Memory over disk for tiny temps: tmpfs for ≤1–2 GB scratch pays for itself in saved endurance.

Cost Reality: Power Prices Are Spiking — Endurance Is a Cost Lever

On the US’s biggest grid, wholesale power prices jumped 76% year over year. Write-heavy patterns don’t just kill SSDs; they burn CPU on compaction and GC, inflate power draw, and stretch reindex windows that hit your SLOs. Endurance discipline is a TCO lever: fewer replacements, fewer slowdowns, less overprovisioning “just to survive compaction Tuesdays.”

How We’d Implement This in 30 Days

Week 1: Instrument and baseline

Deploy node_exporter + nvme_exporter; build the WAF dashboard.
Classify top 5 write sources per node. Tag by team/service.
Set DWPD budgets per device and create alerts.

Week 2: Quick wins

Enable wal_compression, log rotation caps, and zstd compression for logs/traces shipping.
Move scratch and caches to dedicated volumes; enable tmpfs for sub-GB temps.
Batch embeddings and pause live index rebuilds until swap-based pipeline exists.

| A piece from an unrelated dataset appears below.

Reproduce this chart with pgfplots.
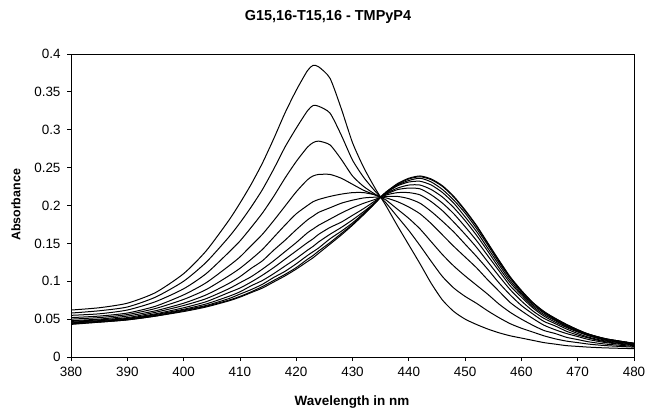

Week 3–4: Structural fixes

Implement off-band index builds with atomic promotion.
RocksDB/vector store compaction rate limiting and memtable tuning.
Cloud: shift hot write paths to instance NVMe with checkpoint to object storage.
Procure enterprise TLC PLP SSDs for DB/vector nodes. Leave 20–30% free space.

Result we typically see: 2–5× reduction in NAND writes on the same workload, with latency improvements from steadier GC and fewer IO cliffs.

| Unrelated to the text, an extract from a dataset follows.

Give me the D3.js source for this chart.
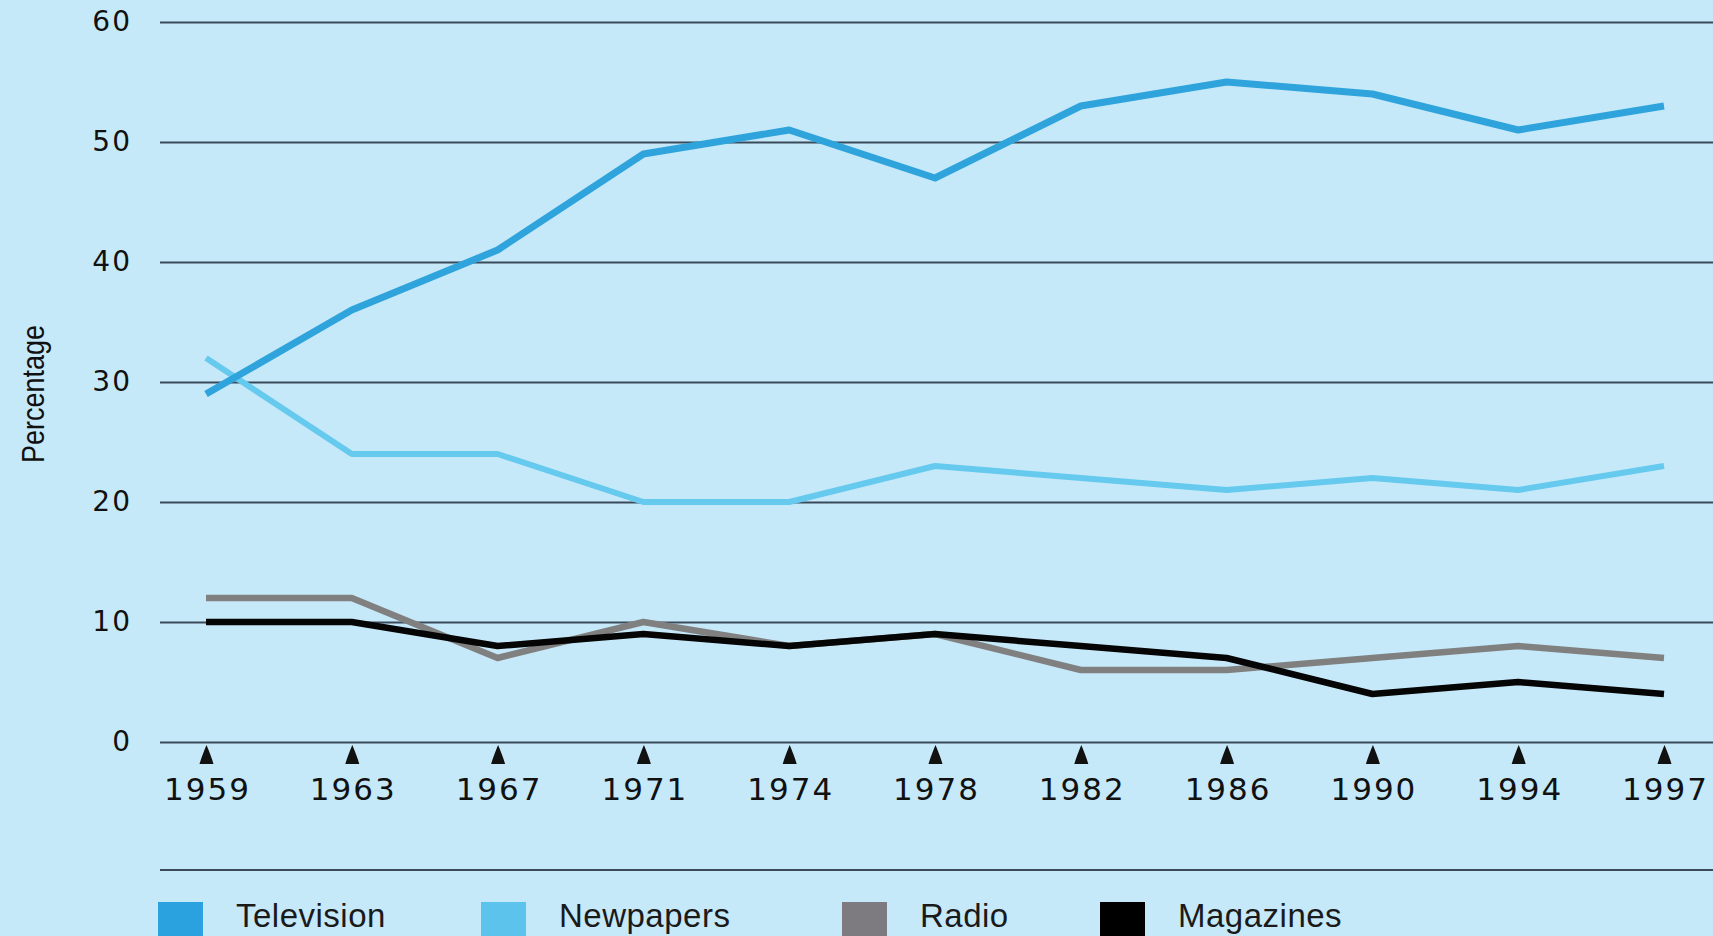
<!DOCTYPE html>
<html>
<head>
<meta charset="utf-8">
<script src="https://cdn.jsdelivr.net/npm/d3@7"></script>
<style>
  html, body { margin: 0; padding: 0; background: #c6e9f9; }
  svg { display: block; }
  .grid line { stroke: #3b4a5a; stroke-width: 2; }
  .y-axis text { font-family: "DejaVu Sans", sans-serif; font-size: 28px; fill: #111; letter-spacing: 2px; }
  .x-axis text { font-family: "DejaVu Sans", sans-serif; font-size: 31px; fill: #111; letter-spacing: 2px; }
  .label { font-family: "Liberation Sans", sans-serif; font-size: 32px; fill: #111; }
  .legend-text { font-family: "Liberation Sans", sans-serif; font-size: 33px; fill: #1a1a1a; letter-spacing: 0.5px; }
  .series { fill: none; stroke-linejoin: round; stroke-linecap: butt; }
</style>
</head>
<body>
<div id="chart"></div>
<script>
var width = 1713;
var height = 936;

// data
var years = ["1959", "1963", "1967", "1971", "1974", "1978", "1982", "1986", "1990", "1994", "1997"];
var television = [29, 36, 41, 49, 51, 47, 53, 55, 54, 51, 53];
var newspapers = [32, 24, 24, 20, 20, 23, 22, 21, 22, 21, 23];
var radio      = [12, 12, 7, 10, 8, 9, 6, 6, 7, 8, 7];
var magazines  = [10, 10, 8, 9, 8, 9, 8, 7, 4, 5, 4];
var yTicks = [0, 10, 20, 30, 40, 50, 60];
var seriesNames = ["Television", "Newpapers", "Radio", "Magazines"];

// styles
var colours = {
  "Television": "#2fa4dc",
  "Newpapers": "#66c9ee",
  "Radio": "#808080",
  "Magazines": "#050505"
};
var legendColours = {
  "Television": "#2aa2df",
  "Newpapers": "#5cc4ec",
  "Radio": "#7d7b80",
  "Magazines": "#000000"
};
var lineWidths = { "Television": 7, "Newpapers": 6, "Radio": 6.5, "Magazines": 6.5 };

var series = [
  { name: "Radio", values: radio },
  { name: "Magazines", values: magazines },
  { name: "Newpapers", values: newspapers },
  { name: "Television", values: television }
];

var svg = d3.select("#chart")
            .append("svg")
              .attr("width", width)
              .attr("height", height);

// scales
var gridLeft = 160;
var xScale = d3.scalePoint()
                .domain(years)
                .range([206, 1664]);

var yScale = d3.scaleLinear()
                .domain([0, 60])
                .range([742, 22]);

// y axis + gridlines
var yAxis = d3.axisLeft(yScale)
              .tickValues(yTicks)
              .tickSize(-(width - gridLeft))
              .tickPadding(28);

svg.append("g")
    .attr("class", "axis y-axis grid")
    .attr("transform", "translate(" + gridLeft + ",0)")
    .call(yAxis)
    .call(function(g) { g.select(".domain").remove(); });

// x axis with triangle markers
var xAxis = d3.axisBottom(xScale).tickSize(0);

var xg = svg.append("g")
    .attr("class", "axis x-axis")
    .attr("transform", "translate(0," + yScale(0) + ")")
    .call(xAxis);

xg.select(".domain").remove();
xg.selectAll(".tick text")
    .attr("y", 58)
    .attr("dy", 0)
    .attr("dx", 1);
xg.selectAll(".tick")
  .append("path")
    .attr("d", "M0,3 C2,8 5,15 7,22 L-7,22 C-5,15 -2,8 0,3 Z")
    .attr("fill", "#111");

// y label
svg.append("text")
    .attr("class", "label")
    .attr("transform", "translate(44,394) rotate(-90)")
    .attr("text-anchor", "middle")
    .attr("textLength", 138)
    .attr("lengthAdjust", "spacingAndGlyphs")
    .text("Percentage");

// separator above legend
svg.append("line")
    .attr("x1", gridLeft)
    .attr("x2", width)
    .attr("y1", 870)
    .attr("y2", 870)
    .attr("stroke", "#3b4a5a")
    .attr("stroke-width", 2);

// lines
var line = d3.line()
              .x(function(d, i) { return xScale(years[i]); })
              .y(function(d) { return yScale(d); });

svg.selectAll(".series")
    .data(series)
    .enter()
  .append("path")
    .attr("class", "series")
    .attr("stroke", function(d) { return colours[d.name]; })
    .attr("stroke-width", function(d) { return lineWidths[d.name]; })
    .attr("d", function(d) { return line(d.values); });

// legend
var legendX = [158, 481, 842, 1100];
var legendRectSize = 45;

var legend = svg.append("g")
                  .attr("class", "legend")
                  .attr("transform", "translate(0,902)");

var items = legend.selectAll(".legend-item")
    .data(seriesNames)
    .enter()
  .append("g")
    .attr("class", "legend-item")
    .attr("transform", function(d, i) { return "translate(" + legendX[i] + ",0)"; });

items.append("rect")
    .attr("width", legendRectSize)
    .attr("height", legendRectSize)
    .attr("fill", function(d) { return legendColours[d]; });

items.append("text")
    .attr("class", "legend-text")
    .attr("x", legendRectSize + 33)
    .attr("y", 25)
    .text(function(d) { return d; });
</script>
</body>
</html>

Trade-offs You Should Acknowledge

More memory, less disk pain: Using RAM (tmpfs, bigger memtables) costs money. It repays itself in endurance and tail latency.
Slower compaction vs fresher indexes: Rate-limiting compaction may delay visibility of updates. Acceptable for RAG and analytics, not always for OLTP.
Instance NVMe risk: Local disks vanish on stop/terminate. You must automate checkpoints and rehydration.
Compression tax: zstd/LZ4 burn CPU. Usually a net win when it avoids disk thrash; measure.

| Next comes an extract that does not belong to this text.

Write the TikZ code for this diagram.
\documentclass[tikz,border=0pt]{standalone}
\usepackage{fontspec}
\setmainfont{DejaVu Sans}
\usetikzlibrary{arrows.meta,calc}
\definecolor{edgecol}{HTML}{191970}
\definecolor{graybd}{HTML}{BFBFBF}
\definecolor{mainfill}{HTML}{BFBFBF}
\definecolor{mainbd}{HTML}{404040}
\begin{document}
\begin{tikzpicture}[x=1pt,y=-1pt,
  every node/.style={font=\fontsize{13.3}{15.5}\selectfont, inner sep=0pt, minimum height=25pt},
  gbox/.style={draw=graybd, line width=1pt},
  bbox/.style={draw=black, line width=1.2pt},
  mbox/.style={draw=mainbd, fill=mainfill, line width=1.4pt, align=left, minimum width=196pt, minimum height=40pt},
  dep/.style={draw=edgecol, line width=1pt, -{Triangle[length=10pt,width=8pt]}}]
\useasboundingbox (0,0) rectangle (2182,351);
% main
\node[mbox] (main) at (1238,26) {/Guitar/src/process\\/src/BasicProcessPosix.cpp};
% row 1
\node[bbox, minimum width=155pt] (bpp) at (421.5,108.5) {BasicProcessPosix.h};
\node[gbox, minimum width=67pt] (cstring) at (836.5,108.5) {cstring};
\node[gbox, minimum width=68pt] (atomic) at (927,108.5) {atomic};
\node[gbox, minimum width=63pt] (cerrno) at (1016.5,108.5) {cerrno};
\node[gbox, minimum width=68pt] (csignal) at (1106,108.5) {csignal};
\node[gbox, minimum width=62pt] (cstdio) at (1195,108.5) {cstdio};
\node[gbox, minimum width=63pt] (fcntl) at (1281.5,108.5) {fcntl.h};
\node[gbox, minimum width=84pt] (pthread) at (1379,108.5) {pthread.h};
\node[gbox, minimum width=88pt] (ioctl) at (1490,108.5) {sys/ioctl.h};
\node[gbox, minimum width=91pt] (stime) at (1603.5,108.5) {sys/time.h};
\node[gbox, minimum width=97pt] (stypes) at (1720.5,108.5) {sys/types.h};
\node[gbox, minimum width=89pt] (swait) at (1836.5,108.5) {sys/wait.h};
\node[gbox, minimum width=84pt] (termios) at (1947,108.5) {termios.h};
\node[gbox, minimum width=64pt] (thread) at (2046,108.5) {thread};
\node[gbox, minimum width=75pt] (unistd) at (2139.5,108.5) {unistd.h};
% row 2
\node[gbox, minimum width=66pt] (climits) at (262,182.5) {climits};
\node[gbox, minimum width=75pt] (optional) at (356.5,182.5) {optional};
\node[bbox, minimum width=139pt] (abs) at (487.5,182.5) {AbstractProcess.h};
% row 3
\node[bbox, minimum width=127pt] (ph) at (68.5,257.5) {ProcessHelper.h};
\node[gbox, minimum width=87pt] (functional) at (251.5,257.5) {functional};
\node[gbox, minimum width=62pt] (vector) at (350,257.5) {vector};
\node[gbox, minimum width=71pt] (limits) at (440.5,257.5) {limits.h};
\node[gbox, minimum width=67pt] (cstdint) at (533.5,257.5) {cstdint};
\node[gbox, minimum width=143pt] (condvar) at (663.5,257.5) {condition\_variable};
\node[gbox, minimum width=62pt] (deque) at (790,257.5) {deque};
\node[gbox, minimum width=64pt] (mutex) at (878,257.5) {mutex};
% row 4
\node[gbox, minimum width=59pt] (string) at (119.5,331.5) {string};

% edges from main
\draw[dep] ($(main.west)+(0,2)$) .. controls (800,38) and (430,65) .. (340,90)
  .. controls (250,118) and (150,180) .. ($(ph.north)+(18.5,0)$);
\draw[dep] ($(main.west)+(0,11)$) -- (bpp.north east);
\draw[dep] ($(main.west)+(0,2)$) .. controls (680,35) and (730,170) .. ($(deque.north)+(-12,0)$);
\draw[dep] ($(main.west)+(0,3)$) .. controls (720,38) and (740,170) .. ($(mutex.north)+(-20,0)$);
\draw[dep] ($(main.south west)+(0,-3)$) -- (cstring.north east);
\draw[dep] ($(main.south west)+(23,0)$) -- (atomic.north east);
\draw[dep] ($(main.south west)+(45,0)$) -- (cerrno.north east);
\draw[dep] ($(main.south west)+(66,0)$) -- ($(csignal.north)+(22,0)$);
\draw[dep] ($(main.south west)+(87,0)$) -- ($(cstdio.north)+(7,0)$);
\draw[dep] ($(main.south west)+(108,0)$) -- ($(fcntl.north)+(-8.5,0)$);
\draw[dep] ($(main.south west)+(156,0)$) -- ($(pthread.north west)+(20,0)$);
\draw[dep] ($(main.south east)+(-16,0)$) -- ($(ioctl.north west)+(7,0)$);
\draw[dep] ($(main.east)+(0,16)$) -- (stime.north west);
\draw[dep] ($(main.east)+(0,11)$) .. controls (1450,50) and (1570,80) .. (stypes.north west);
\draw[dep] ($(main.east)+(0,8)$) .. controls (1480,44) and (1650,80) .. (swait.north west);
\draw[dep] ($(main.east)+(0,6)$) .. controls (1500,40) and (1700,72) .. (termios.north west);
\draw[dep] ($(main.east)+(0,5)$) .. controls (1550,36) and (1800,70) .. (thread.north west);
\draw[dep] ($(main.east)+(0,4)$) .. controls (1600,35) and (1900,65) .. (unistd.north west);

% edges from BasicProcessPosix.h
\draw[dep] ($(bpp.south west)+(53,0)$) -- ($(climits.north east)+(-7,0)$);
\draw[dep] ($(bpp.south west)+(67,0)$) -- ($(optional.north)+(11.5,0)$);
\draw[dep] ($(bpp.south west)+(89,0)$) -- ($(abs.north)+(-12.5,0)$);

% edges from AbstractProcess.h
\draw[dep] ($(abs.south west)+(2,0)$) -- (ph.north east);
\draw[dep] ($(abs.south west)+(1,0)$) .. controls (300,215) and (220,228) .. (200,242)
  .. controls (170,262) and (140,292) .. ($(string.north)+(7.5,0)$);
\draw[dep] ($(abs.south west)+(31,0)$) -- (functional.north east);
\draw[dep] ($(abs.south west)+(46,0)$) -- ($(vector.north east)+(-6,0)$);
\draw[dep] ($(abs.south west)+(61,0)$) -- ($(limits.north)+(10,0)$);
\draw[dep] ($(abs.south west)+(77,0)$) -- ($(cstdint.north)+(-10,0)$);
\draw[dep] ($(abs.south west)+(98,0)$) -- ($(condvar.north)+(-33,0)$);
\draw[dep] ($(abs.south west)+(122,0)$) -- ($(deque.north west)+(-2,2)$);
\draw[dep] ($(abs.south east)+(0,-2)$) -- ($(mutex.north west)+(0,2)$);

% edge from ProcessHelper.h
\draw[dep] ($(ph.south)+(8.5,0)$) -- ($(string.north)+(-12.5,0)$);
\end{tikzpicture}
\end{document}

Brazil Nearshore Angle: Don’t Ship Cheap SSDs to Save Pennies

If you’re building nearshore teams or regional PoPs in Brazil, don’t kit them with consumer M.2s to shave 15–20% CapEx. Brazilian lead times for enterprise SSD replacements can be weeks, not days, depending on vendor and import. Buy the right media (TLC with PLP), monitor WAF, and treat caches as disposable. It’s cheaper than outage-driven imports and lost engineering time.

The Bottom Line

AI-era backends didn’t break SSDs; they exposed your write patterns. Put a number on endurance, measure WAF, and move append-heavy data to the right tier. The rest is plumbing. Boring, reliable, and a lot cheaper than surprise RMA parties.

Key Takeaways

Set a DWPD/TBW budget per device and alert on WAF > 2 — endurance is a first-class SLO.
Move logs/traces to object storage, cap on-disk retention to 24–72h, and compress with zstd.
Batch writes (4–16 MB), enable WAL compression, and rate-limit RocksDB/vector compactions.
Put caches/scratch on separate, sacrificial media or tmpfs; reserve enterprise TLC PLP for primary data.
Enable noatime and discard=async; prefer large, aligned writes and avoid 4 KB sync storms.
Use instance NVMe for hot writes with automated checkpoints; keep durable data on sized network volumes.
Plan replacements at 80–90% “Percentage Used” — never wait for the red light.